Environmental Impact of Cocaine Spraying Strategy Assessed

A controversial herbicide-spraying programme to tackle cocaine production in Colombia has few adverse environmental impacts. That's the conclusion of a suite of studies that marks the latest chapter in a bitter environmental debate over its...

November 12, 2009 | Source: Nature News | by Naomi Lubick

A controversial herbicide-spraying programme to tackle cocaine production in Colombia has few adverse environmental impacts. That’s the conclusion of a suite of studies that marks the latest chapter in a bitter environmental debate over its benefits and risks – yet the studies’ findings are already being challenged.

Spraying the herbicide glyphosate on coca plants is a key tool in the war on cocaine. The strategy, known as Plan Colombia, is supported by the United States but there have long been questions over the plan’s impact on animal and human health in the region.

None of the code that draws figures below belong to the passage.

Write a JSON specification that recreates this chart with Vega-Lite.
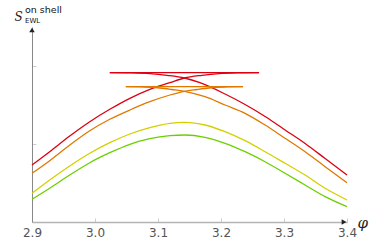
{
  "$schema": "https://vega.github.io/schema/vega-lite/v6.json",
  "width": 315,
  "height": 195,
  "autosize": {"type": "none"},
  "padding": {"left": 32, "top": 27, "right": 27, "bottom": 28},
  "background": "white",
  "config": {
    "view": {"stroke": null},
    "axis": {"grid": false},
    "title": {"font": "DejaVu Sans", "fontSize": 9.5, "fontWeight": "normal", "color": "#111", "anchor": "start", "frame": "group", "offset": -14, "dx": -7, "subtitleFont": "DejaVu Sans", "subtitleFontSize": 7, "subtitleColor": "#111", "subtitlePadding": 0}
  },
  "title": {"text": "on shell", "subtitle": "EWL"},
  "layer": [
    {
      "data": {"values": [
        {"s": "red", "g": "L", "x": 2.9, "y": 0.7308},
        {"s": "red", "g": "L", "x": 2.9281, "y": 0.9013},
        {"s": "red", "g": "L", "x": 2.9599, "y": 1.1026},
        {"s": "red", "g": "L", "x": 2.9917, "y": 1.2859},
        {"s": "red", "g": "L", "x": 3.0235, "y": 1.4449},
        {"s": "red", "g": "L", "x": 3.0553, "y": 1.5859},
        {"s": "red", "g": "L", "x": 3.0871, "y": 1.7013},
        {"s": "red", "g": "L", "x": 3.1189, "y": 1.7859},
        {"s": "red", "g": "L", "x": 3.142, "y": 1.8462},
        {"s": "red", "g": "L", "x": 3.1698, "y": 1.8808},
        {"s": "red", "g": "L", "x": 3.1968, "y": 1.9026},
        {"s": "red", "g": "L", "x": 3.2286, "y": 1.9115},
        {"s": "red", "g": "L", "x": 3.2604, "y": 1.9141},
        {"s": "red", "g": "H", "x": 3.0235, "y": 1.9141},
        {"s": "red", "g": "H", "x": 3.2604, "y": 1.9141},
        {"s": "red", "g": "R", "x": 3.0235, "y": 1.9141},
        {"s": "red", "g": "R", "x": 3.0553, "y": 1.9115},
        {"s": "red", "g": "R", "x": 3.0871, "y": 1.9026},
        {"s": "red", "g": "R", "x": 3.1142, "y": 1.8808},
        {"s": "red", "g": "R", "x": 3.142, "y": 1.8462},
        {"s": "red", "g": "R", "x": 3.1666, "y": 1.7859},
        {"s": "red", "g": "R", "x": 3.2064, "y": 1.641},
        {"s": "red", "g": "R", "x": 3.2382, "y": 1.5064},
        {"s": "red", "g": "R", "x": 3.27, "y": 1.3526},
        {"s": "red", "g": "R", "x": 3.3017, "y": 1.1795},
        {"s": "red", "g": "R", "x": 3.3335, "y": 1.0064},
        {"s": "red", "g": "R", "x": 3.3653, "y": 0.8141},
        {"s": "red", "g": "R", "x": 3.4, "y": 0.6026},
        {"s": "orange", "g": "L", "x": 2.9, "y": 0.6244},
        {"s": "orange", "g": "L", "x": 2.9281, "y": 0.7859},
        {"s": "orange", "g": "L", "x": 2.9599, "y": 0.9872},
        {"s": "orange", "g": "L", "x": 2.9917, "y": 1.1705},
        {"s": "orange", "g": "L", "x": 3.0235, "y": 1.3167},
        {"s": "orange", "g": "L", "x": 3.0553, "y": 1.4359},
        {"s": "orange", "g": "L", "x": 3.0871, "y": 1.5423},
        {"s": "orange", "g": "L", "x": 3.1189, "y": 1.6282},
        {"s": "orange", "g": "L", "x": 3.142, "y": 1.6756},
        {"s": "orange", "g": "L", "x": 3.1618, "y": 1.6987},
        {"s": "orange", "g": "L", "x": 3.1809, "y": 1.7179},
        {"s": "orange", "g": "L", "x": 3.2048, "y": 1.7308},
        {"s": "orange", "g": "L", "x": 3.235, "y": 1.7346},
        {"s": "orange", "g": "H", "x": 3.049, "y": 1.7346},
        {"s": "orange", "g": "H", "x": 3.235, "y": 1.7346},
        {"s": "orange", "g": "R", "x": 3.049, "y": 1.7346},
        {"s": "orange", "g": "R", "x": 3.0792, "y": 1.7308},
        {"s": "orange", "g": "R", "x": 3.103, "y": 1.7179},
        {"s": "orange", "g": "R", "x": 3.1221, "y": 1.6987},
        {"s": "orange", "g": "R", "x": 3.142, "y": 1.6756},
        {"s": "orange", "g": "R", "x": 3.1746, "y": 1.6064},
        {"s": "orange", "g": "R", "x": 3.2064, "y": 1.5},
        {"s": "orange", "g": "R", "x": 3.2382, "y": 1.3936},
        {"s": "orange", "g": "R", "x": 3.27, "y": 1.2436},
        {"s": "orange", "g": "R", "x": 3.3017, "y": 1.0731},
        {"s": "orange", "g": "R", "x": 3.3335, "y": 0.9013},
        {"s": "orange", "g": "R", "x": 3.3653, "y": 0.709},
        {"s": "orange", "g": "R", "x": 3.4, "y": 0.5038},
        {"s": "yellow", "g": "A", "x": 2.9, "y": 0.3679},
        {"s": "yellow", "g": "A", "x": 2.9281, "y": 0.5385},
        {"s": "yellow", "g": "A", "x": 2.9599, "y": 0.7179},
        {"s": "yellow", "g": "A", "x": 2.9917, "y": 0.8808},
        {"s": "yellow", "g": "A", "x": 3.0235, "y": 1.0167},
        {"s": "yellow", "g": "A", "x": 3.0553, "y": 1.1282},
        {"s": "yellow", "g": "A", "x": 3.0871, "y": 1.209},
        {"s": "yellow", "g": "A", "x": 3.1189, "y": 1.2654},
        {"s": "yellow", "g": "A", "x": 3.1428, "y": 1.2782},
        {"s": "yellow", "g": "A", "x": 3.1746, "y": 1.2436},
        {"s": "yellow", "g": "A", "x": 3.2064, "y": 1.1577},
        {"s": "yellow", "g": "A", "x": 3.2382, "y": 1.0423},
        {"s": "yellow", "g": "A", "x": 3.27, "y": 0.9013},
        {"s": "yellow", "g": "A", "x": 3.3017, "y": 0.7526},
        {"s": "yellow", "g": "A", "x": 3.3335, "y": 0.6026},
        {"s": "yellow", "g": "A", "x": 3.3653, "y": 0.4321},
        {"s": "yellow", "g": "A", "x": 3.4, "y": 0.2821},
        {"s": "green", "g": "A", "x": 2.9, "y": 0.291},
        {"s": "green", "g": "A", "x": 2.9281, "y": 0.4321},
        {"s": "green", "g": "A", "x": 2.9599, "y": 0.6026},
        {"s": "green", "g": "A", "x": 2.9917, "y": 0.7603},
        {"s": "green", "g": "A", "x": 3.0235, "y": 0.8885},
        {"s": "green", "g": "A", "x": 3.0553, "y": 0.9962},
        {"s": "green", "g": "A", "x": 3.0871, "y": 1.0679},
        {"s": "green", "g": "A", "x": 3.1189, "y": 1.1064},
        {"s": "green", "g": "A", "x": 3.1428, "y": 1.1154},
        {"s": "green", "g": "A", "x": 3.1746, "y": 1.0859},
        {"s": "green", "g": "A", "x": 3.2064, "y": 1.009},
        {"s": "green", "g": "A", "x": 3.2382, "y": 0.9013},
        {"s": "green", "g": "A", "x": 3.27, "y": 0.7731},
        {"s": "green", "g": "A", "x": 3.3017, "y": 0.6244},
        {"s": "green", "g": "A", "x": 3.3335, "y": 0.4744},
        {"s": "green", "g": "A", "x": 3.3653, "y": 0.3244},
        {"s": "green", "g": "A", "x": 3.4, "y": 0.1962}
      ]},
      "mark": {"type": "line", "strokeWidth": 1.3, "interpolate": "monotone", "clip": false},
      "encoding": {
        "x": {"field": "x", "type": "quantitative", "scale": {"domain": [2.9, 3.4], "nice": false, "zero": false},
          "axis": {"values": [2.9, 3.0, 3.1, 3.2, 3.3, 3.4], "format": ".1f", "labelFlush": false, "labelFont": "DejaVu Sans", "labelFontSize": 12, "labelColor": "#555", "domainColor": "#b4b4b4", "domainWidth": 1.5, "tickColor": "#cccccc", "tickSize": -4, "labelPadding": 9,
            "title": "φ", "titleFont": "DejaVu Serif", "titleFontStyle": "italic", "titleFontWeight": "normal", "titleFontSize": 15, "titleColor": "#222", "titleAngle": 0, "titleX": 325, "titleY": 0, "titleAlign": "left", "titleBaseline": "middle"}},
        "y": {"field": "y", "type": "quantitative", "scale": {"domain": [0, 2.5], "nice": false},
          "axis": {"values": [1, 2], "labels": false, "domainColor": "#888", "domainWidth": 1, "tickColor": "#cccccc", "tickSize": -4,
            "title": "S", "titleFont": "DejaVu Serif", "titleFontStyle": "italic", "titleFontWeight": "normal", "titleFontSize": 12, "titleColor": "#222", "titleAngle": 0, "titleX": -18, "titleY": -7, "titleAlign": "left", "titleBaseline": "alphabetic"}},
        "color": {"field": "s", "type": "nominal", "legend": null,
          "scale": {"domain": ["red", "orange", "yellow", "green"], "range": ["#dd0011", "#e07800", "#d4d000", "#6cd000"]}},
        "detail": {"field": "g"}
      }
    },
    {
      "data": {"values": [{"x": 3.4, "y": 0}]},
      "mark": {"type": "point", "shape": "triangle-right", "filled": true, "color": "#222", "opacity": 1, "size": 30, "xOffset": -3, "clip": false},
      "encoding": {"x": {"field": "x", "type": "quantitative"}, "y": {"field": "y", "type": "quantitative"}}
    },
    {
      "data": {"values": [{"x": 2.9, "y": 2.5}]},
      "mark": {"type": "point", "shape": "triangle-up", "filled": true, "color": "#222", "opacity": 1, "size": 30, "yOffset": 3, "clip": false},
      "encoding": {"x": {"field": "x", "type": "quantitative"}, "y": {"field": "y", "type": "quantitative"}}
    }
  ]
}
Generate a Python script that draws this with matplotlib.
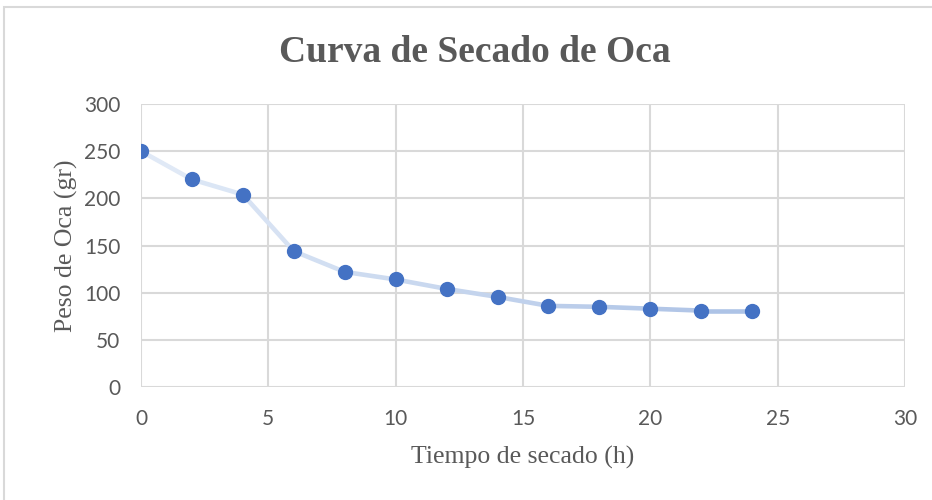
import numpy as np
import matplotlib.pyplot as plt
from matplotlib.collections import LineCollection
from matplotlib.colors import LinearSegmentedColormap
from matplotlib.patches import Rectangle

# data
tiempo = [0, 2, 4, 6, 8, 10, 12, 14, 16, 18, 20, 22, 24]
peso = [250, 220, 204, 144, 122, 114, 104, 95.5, 86, 85, 83, 81, 81]

titulo = "Curva de Secado de Oca"
xlabel = "Tiempo de secado (h)"
ylabel = "Peso de Oca (gr)"

GRID = "#d9d9d9"
TXT = "#595959"
MARK = "#4472c4"

fig = plt.figure(figsize=(9.32, 5.0), dpi=100)
ax = fig.add_axes([0.1513, 0.226, 0.8197, 0.566])

# faded line, lighter at the start like the excel gradient
pts = np.column_stack([tiempo, peso])
segs = np.stack([pts[:-1], pts[1:]], axis=1)
cmap = LinearSegmentedColormap.from_list("fade", ["#e0e9f6", "#adc3e6"])
lc = LineCollection(segs, colors=cmap(np.linspace(0, 1, len(segs))),
                    linewidths=3.3, capstyle="round", joinstyle="round", zorder=2)
ax.add_collection(lc)
ax.plot(tiempo, peso, "o", color=MARK, markersize=10, zorder=3)

ax.set_xlim(0, 30)
ax.set_ylim(0, 300)
ax.set_xticks(range(0, 31, 5))
ax.set_yticks(range(0, 301, 50))
ax.grid(True, color=GRID, linewidth=1.5)
ax.set_axisbelow(True)
for s in ax.spines.values():
    s.set_visible(False)
ax.tick_params(length=0, labelsize=15, labelcolor=TXT)
ax.tick_params(axis="x", pad=16)
ax.tick_params(axis="y", pad=15)
for lab in ax.get_xticklabels() + ax.get_yticklabels():
    lab.set_family("Lato")

ax.set_xlabel(xlabel, family="Liberation Serif", fontsize=18.5, color=TXT, labelpad=12)
ax.set_ylabel(ylabel, family="Liberation Serif", fontsize=18.5, color=TXT, labelpad=4)

fig.text(0.509, 0.896, titulo, ha="center", va="center", family="Liberation Serif",
         fontweight="bold", fontsize=27, color=TXT)

# chart frame
fig.patches.append(Rectangle((4 / 932, -0.1), 1.2, 1.1 - 7 / 500, transform=fig.transFigure,
                             fill=False, edgecolor=GRID, linewidth=1.5))

fig.savefig("out.png", dpi=100, facecolor="white")
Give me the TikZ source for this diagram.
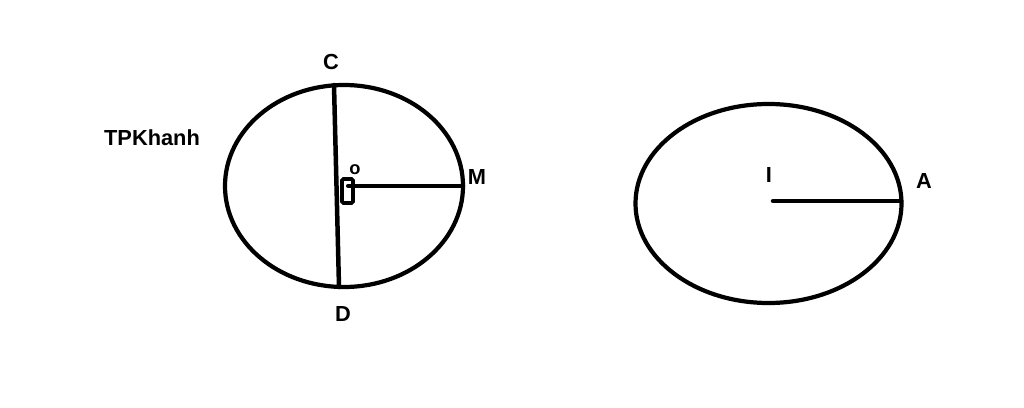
\documentclass[tikz,border=0pt]{standalone}
\usepackage{fontspec}
\setmainfont{Liberation Sans}
\usetikzlibrary{positioning}
\tikzset{
	lbl/.style={font=\bfseries\fontsize{15.5}{18}\selectfont,inner sep=0pt},
	small/.style={font=\bfseries\fontsize{13}{15}\selectfont,inner sep=0pt},
	stroke/.style={line width=3.2pt,line cap=round},
	rim/.style={line width=3pt}
}
\begin{document}
\begin{tikzpicture}[x=0.025cm,y=-0.025cm]
	\useasboundingbox[fill=white] (0,0) rectangle (1024,407);
	% left circle
	\node[coordinate] (o) at (344,186) {};
	\node[coordinate] (c) at (334,85) {};
	\node[coordinate] (d) at (339,287) {};
	\node[coordinate] (m) at (463,186) {};
	\draw[rim] (o) ellipse [x radius=119, y radius=101];
	\draw[stroke] (c) -- (d);
	\draw[stroke] ([xshift=3pt]o) -- (m);
	\draw[line width=2.6pt,rounded corners=1pt] (342,179) rectangle (353,203);
	\node[lbl] (lc) at (331,62) {C};
	\node[lbl] (ld) at (343,314) {D};
	\node[lbl] (lm) at (477,177) {M};
	\node[small] (lo) at (355,170) {o};
	\node[lbl] (name) at (152,138) {TPKhanh};
	% right circle
	\node[coordinate] (i) at (773,201) {};
	\node[coordinate] (a) at (901,201) {};
	\draw[rim] (768.5,203.5) ellipse [x radius=133, y radius=99.5];
	\draw[stroke] (i) -- (a);
	\node[lbl] (li) at (769,175) {I};
	\node[lbl] (la) at (924,181) {A};
\end{tikzpicture}
\end{document}
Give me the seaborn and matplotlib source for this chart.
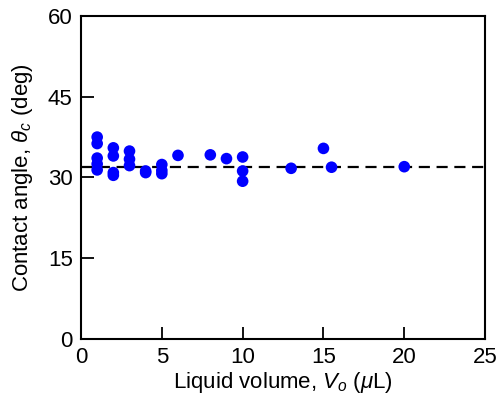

The latest assessment looks at the various environmental and ecological effects of glyphosate and surfactants that are used to increase the herbicide’s potency. The surfactants increase glyphosate’s solubility, helping it to penetrate plants’ leaves.

Keith Solomon of the University of Guelph in Ontario, Canada, led a team working in Colombia, where researchers tested the effects of the glyphosate mixture using the same concentrations and formulations that are sprayed from planes and in the field. Of eight species of South American frogs studied, four showed some sensitivity to the herbicide mixture at concentrations below the application rate used in Plan Colombia, and four species remained unaffected.

The researchers also found that frog larvae in small artificial ponds showed few toxic effects from glyphosate exposure, perhaps because of adsorption of both glyphosate and the surfactant to sediments and particulate matter in the ponds.

A summary paper of the work highlights the conclusion reached by Solomon and his colleagues – that glyphosate is the lesser evil compared with the bigger impact of coca farming, including deforestation and the use of pesticides. The results of the various studies are published in a series of articles in the Journal of Toxicology and Environmental Health.